Ab-initio investigation of the effect of adsorbed salts on segregation of Cr at the Ni (100) surface

Abstract

The dissolution and depletion of chromium (Cr) in salt facing nickel (Ni) alloy surfaces is one of the predominant degradation mechanisms of structural components in molten salt technology. In this work, we use density functional theory to investigate the role of electronic level interactions that may underlie the depletion phenomenon of Cr in a Ni 100 surface exposed to various adsorbed salt species. Our results show that, under vacuum, Ni preferentially segregates to the surface layer. Conversely, in the presence of adsorbed anionic salt species (e.g., chlorine (Cl), fluorine (F) or the impurity oxygen (O)) Cr segregation becomes more favorable.

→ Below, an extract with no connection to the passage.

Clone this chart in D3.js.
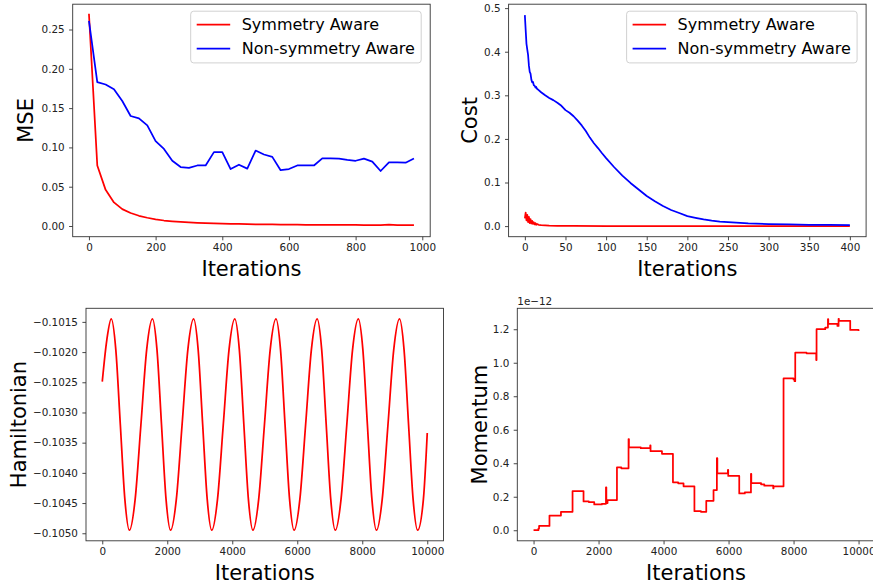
<!DOCTYPE html>
<html>
<head>
	<title>Symmetry Aware</title>
	<meta http-equiv="Content-Type" content="text/html; charset=utf-8" />
	<script type="text/javascript" charset="utf-8" src="https://cdn.jsdelivr.net/npm/d3@7/dist/d3.min.js"></script>
	<style type="text/css">
	body {
	  margin: 0px;
	  background-color: #fff;
	}
	svg {
	  display: block;
	  font-family: 'DejaVu Sans', sans-serif;
	}
	</style>
</head>
<body>

<svg width="873" height="588" version="1.1" xmlns="http://www.w3.org/2000/svg"></svg>

<script type="text/javascript">

// ---- data ----
var v_Legend   = ["Symmetry Aware" ,"Non-symmetry Aware"];

var v_MseIter  = [0,25,50,75,100,125,150,175,200,225,250,275,300,325,350,375,400,425,450,475,
                  500,525,550,575,600,625,650,675,700,725,750,775,800,825,850,875,900,925,950,975];
var v_MseSym   = [0.270,0.077,0.046,0.030,0.0215,0.0165,0.013,0.0105,0.0085,0.007,0.006,0.0052,0.0046,0.0041,0.0037,0.0033,0.003,0.0028,0.0026,0.0024,
                  0.0022,0.0021,0.002,0.0019,0.0018,0.0017,0.0016,0.0016,0.0015,0.0014,0.0014,0.0013,0.0013,0.0012,0.0012,0.0012,0.0018,0.0011,0.001,0.001];
var v_MseNon   = [0.261,0.183,0.180,0.174,0.159,0.140,0.137,0.128,0.108,0.098,0.083,0.075,0.074,0.077,0.077,0.094,0.094,0.0725,0.078,0.073,
                  0.096,0.091,0.088,0.071,0.0725,0.077,0.077,0.077,0.086,0.086,0.0857,0.084,0.083,0.0857,0.082,0.070,0.081,0.081,0.0806,0.086];

var v_CostIterSym = [0,1,2,3,4,5,6,7,8,9,10,11,12,13,14,15,17,20,25,30,40,60,100,200,400];
var v_CostSym     = [0.018,0.031,0.013,0.026,0.009,0.021,0.007,0.016,0.006,0.012,0.005,0.009,0.004,0.007,0.003,0.005,0.003,0.002,0.0015,0.001,0.0007,0.0004,0.0002,0.0001,0.0001];
var v_CostIterNon = [0,1,2,3,4,5,6,7,8,9,10,11,12,13,14,15,17,20,25,30,35,40,45,50,55,60,65,70,75,80,85,90,95,100,
                     110,120,130,140,150,160,170,180,190,200,210,220,230,240,250,275,300,325,350,375,400];
var v_CostNon     = [0.484,0.45,0.418,0.405,0.392,0.368,0.354,0.350,0.336,0.330,0.331,0.323,0.322,0.318,0.319,0.315,0.312,0.307,0.300,0.294,0.289,0.283,0.276,0.266,0.260,0.252,0.242,0.231,0.218,0.203,0.190,0.179,0.167,0.156,
                     0.135,0.116,0.099,0.084,0.069,0.057,0.046,0.037,0.030,0.023,0.019,0.0152,0.0125,0.0105,0.009,0.0062,0.0047,0.0037,0.0031,0.0027,0.0023];

var v_HamIter  = [0,140,
                  277,417,556,696,835,1012,1190,1367,
                  1544,1684,1823,1963,2102,2279,2457,2634,
                  2811,2951,3090,3230,3369,3546,3724,3901,
                  4078,4218,4357,4497,4636,4813,4991,5168,
                  5345,5485,5624,5764,5903,6080,6258,6435,
                  6612,6752,6891,7031,7170,7347,7525,7702,
                  7879,8019,8158,8298,8437,8614,8792,8969,
                  9146,9286,9425,9565,9704,9881,10000];
var v_HamValue = [-0.10249,-0.10180,
                  -0.10145,-0.10196,-0.10320,-0.10444,-0.10495,-0.10444,-0.10320,-0.10196,
                  -0.10145,-0.10196,-0.10320,-0.10444,-0.10495,-0.10444,-0.10320,-0.10196,
                  -0.10145,-0.10196,-0.10320,-0.10444,-0.10495,-0.10444,-0.10320,-0.10196,
                  -0.10145,-0.10196,-0.10320,-0.10444,-0.10495,-0.10444,-0.10320,-0.10196,
                  -0.10145,-0.10196,-0.10320,-0.10444,-0.10495,-0.10444,-0.10320,-0.10196,
                  -0.10145,-0.10196,-0.10320,-0.10444,-0.10495,-0.10444,-0.10320,-0.10196,
                  -0.10145,-0.10196,-0.10320,-0.10444,-0.10495,-0.10444,-0.10320,-0.10196,
                  -0.10145,-0.10196,-0.10320,-0.10444,-0.10495,-0.10444,-0.10334];

// momentum, in units of 1e-12, held until the next iteration
var v_MomIter  = [0,150,170,490,843,1200,1538,1700,1867,2100,2228,2240,2277,2566,2700,2923,2935,3300,3590,3600,
                  3951,4289,4450,4615,4950,5150,5314,5538,5641,5655,5980,5990,6329,6500,6689,6700,7000,7100,7375,7385,
                  7692,8000,8030,8052,8400,8698,8708,8975,9058,9068,9350,9385,9395,9744,10000];
var v_MomValue = [0.0,0.01,0.026,0.088,0.11,0.234,0.172,0.168,0.154,0.158,0.256,0.162,0.18,0.376,0.37,0.544,0.494,0.49,0.506,0.472,
                  0.456,0.286,0.28,0.262,0.114,0.11,0.176,0.24,0.43,0.34,0.36,0.324,0.22,0.226,0.336,0.282,0.274,0.266,0.25,0.262,
                  0.906,0.9,0.89,1.06,1.056,1.016,1.2,1.21,1.26,1.232,1.22,1.262,1.25,1.196,1.19];

var v_MseTicksX  = [0,200,400,600,800,1000];
var v_MseTicksY  = [0,0.05,0.10,0.15,0.20,0.25];
var v_CostTicksX = [0,50,100,150,200,250,300,350,400];
var v_CostTicksY = [0,0.1,0.2,0.3,0.4,0.5];
var v_LongTicksX = [0,2000,4000,6000,8000,10000];
var v_HamTicksY  = [-0.1050,-0.1045,-0.1040,-0.1035,-0.1030,-0.1025,-0.1020,-0.1015];
var v_MomTicksY  = [0,0.2,0.4,0.6,0.8,1.0,1.2];

// ---- layout ----
var v_Colors = {"sym": "#ff0000" ,"non": "#0000ff" ,"axis": "#333333"};
var v_W = 357.5 ,v_H = 232.5;
var v_SVG = d3.select("svg");

function zip(i_X ,i_Y)
{
	return i_X.map(function(d ,i) { return [d ,i_Y[i]]; });
}

function drawPanel(o)
{
	var g = v_SVG.append("g").attr("transform" ,"translate(" + o.x + "," + o.y + ")");
	var x = d3.scaleLinear().domain(o.xDomain).range([0 ,v_W]);
	var y = d3.scaleLinear().domain(o.yDomain).range([v_H ,0]);

	var xAxis = g.append("g").attr("transform" ,"translate(0," + v_H + ")")
	.call(d3.axisBottom(x).tickValues(o.xTicks).tickSize(3.6).tickPadding(3.6).tickFormat(d3.format("d")));
	var yAxis = g.append("g")
	.call(d3.axisLeft(y).tickValues(o.yTicks).tickSize(3.6).tickPadding(4.4).tickFormat(d3.format(o.yFormat)));

	[xAxis ,yAxis].forEach(function(a)
	{
		a.select(".domain").remove();
		a.selectAll("line").attr("stroke" ,v_Colors.axis).attr("stroke-width" ,0.9);
		a.selectAll("text").attr("fill" ,"#222").style("font-size" ,"10.4px").style("font-family" ,"'DejaVu Sans', sans-serif");
	});

	var clipId = "clip" + o.id;
	g.append("clipPath").attr("id" ,clipId).append("rect").attr("width" ,v_W).attr("height" ,v_H);

	o.series.forEach(function(s)
	{
		g.append("path")
		.datum(s.data)
		.attr("clip-path" ,"url(#" + clipId + ")")
		.attr("fill" ,"none")
		.attr("stroke" ,s.color)
		.attr("stroke-width" ,1.75)
		.attr("stroke-linejoin" ,"round")
		.attr("d" ,d3.line().curve(s.curve || d3.curveLinear)
			.x(function(d) { return x(d[0]); })
			.y(function(d) { return y(d[1]); }));
	});

	g.append("rect")
	.attr("width" ,v_W).attr("height" ,v_H)
	.attr("fill" ,"none").attr("stroke" ,v_Colors.axis).attr("stroke-width" ,0.9);

	g.append("text")
	.attr("x" ,v_W / 2).attr("y" ,v_H + 39.5)
	.attr("text-anchor" ,"middle")
	.style("font-size" ,"21px")
	.text("Iterations");

	g.append("text")
	.attr("transform" ,"translate(" + (-o.yLabelOff) + "," + (v_H / 2) + ") rotate(-90)")
	.attr("text-anchor" ,"middle")
	.style("font-size" ,"21px")
	.text(o.yLabel);

	if ( o.offsetText )
	{
		g.append("text").attr("x" ,0).attr("y" ,-3.5)
		.style("font-size" ,"10.4px").attr("fill" ,"#222")
		.text(o.offsetText);
	}

	if ( o.legend )
	{
		var lg = g.append("g").attr("transform" ,"translate(" + (v_W - 9 - 230.5) + ",7)");
		lg.append("rect")
		.attr("width" ,230.5).attr("height" ,51.7).attr("rx" ,3)
		.attr("fill" ,"white").attr("fill-opacity" ,0.8)
		.attr("stroke" ,"#cccccc").attr("stroke-width" ,0.9);
		v_Legend.forEach(function(name ,i)
		{
			var ly = 13.3 + i * 24;
			lg.append("line")
			.attr("x1" ,6).attr("x2" ,39.5).attr("y1" ,ly).attr("y2" ,ly)
			.attr("stroke" ,i == 0 ? v_Colors.sym : v_Colors.non).attr("stroke-width" ,1.75);
			lg.append("text")
			.attr("x" ,51).attr("y" ,ly).attr("dy" ,"0.36em")
			.style("font-size" ,"16px")
			.text(name);
		});
	}
}

drawPanel({id: 1 ,x: 72.7 ,y: 4.2 ,xDomain: [-48.75 ,1023.75] ,yDomain: [-0.0136 ,0.2822]
	,xTicks: v_MseTicksX ,yTicks: v_MseTicksY ,yFormat: ".2f" ,yLabel: "MSE" ,yLabelOff: 40 ,legend: true
	,series: [{data: zip(v_MseIter ,v_MseSym) ,color: v_Colors.sym}
	         ,{data: zip(v_MseIter ,v_MseNon) ,color: v_Colors.non}]});

drawPanel({id: 2 ,x: 508.6 ,y: 4.2 ,xDomain: [-20 ,420] ,yDomain: [-0.0243 ,0.509]
	,xTicks: v_CostTicksX ,yTicks: v_CostTicksY ,yFormat: ".1f" ,yLabel: "Cost" ,yLabelOff: 32 ,legend: true
	,series: [{data: zip(v_CostIterSym ,v_CostSym) ,color: v_Colors.sym}
	         ,{data: zip(v_CostIterNon ,v_CostNon) ,color: v_Colors.non}]});

drawPanel({id: 3 ,x: 86 ,y: 308.3 ,xDomain: [-500 ,10500] ,yDomain: [-0.105125 ,-0.101275]
	,xTicks: v_LongTicksX ,yTicks: v_HamTicksY ,yFormat: ".4f" ,yLabel: "Hamiltonian" ,yLabelOff: 60
	,series: [{data: zip(v_HamIter ,v_HamValue) ,color: v_Colors.sym ,curve: d3.curveMonotoneX}]});

drawPanel({id: 4 ,x: 517.3 ,y: 308.3 ,xDomain: [-500 ,10500] ,yDomain: [-0.063 ,1.325]
	,xTicks: v_LongTicksX ,yTicks: v_MomTicksY ,yFormat: ".1f" ,yLabel: "Momentum" ,yLabelOff: 30.6
	,offsetText: "1e\u221212"
	,series: [{data: zip(v_MomIter ,v_MomValue) ,color: v_Colors.sym ,curve: d3.curveStepAfter}]});

</script>

</body>
</html>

In these cases, Cl has the weakest effect on segregation, while O has the strongest effect. Our analysis reveals the strong correlation between Cr segregation and the amount of valence charge transferred between the Cr atom and surface adsorbate: the greater the charge transfer, the lower the segregation energy. We also show that, when considered, secondary cations screen Cr-anion interactions, which in turn reduce the magnitude of the anions effect on segregation. These results shed light on the role of salt impurities likely play in the overall corrosion phenomena in molten salt environments. This work provides insights into the atomic level interactions fundamental to molten salt corrosion and on the importance of maintaining salt purity.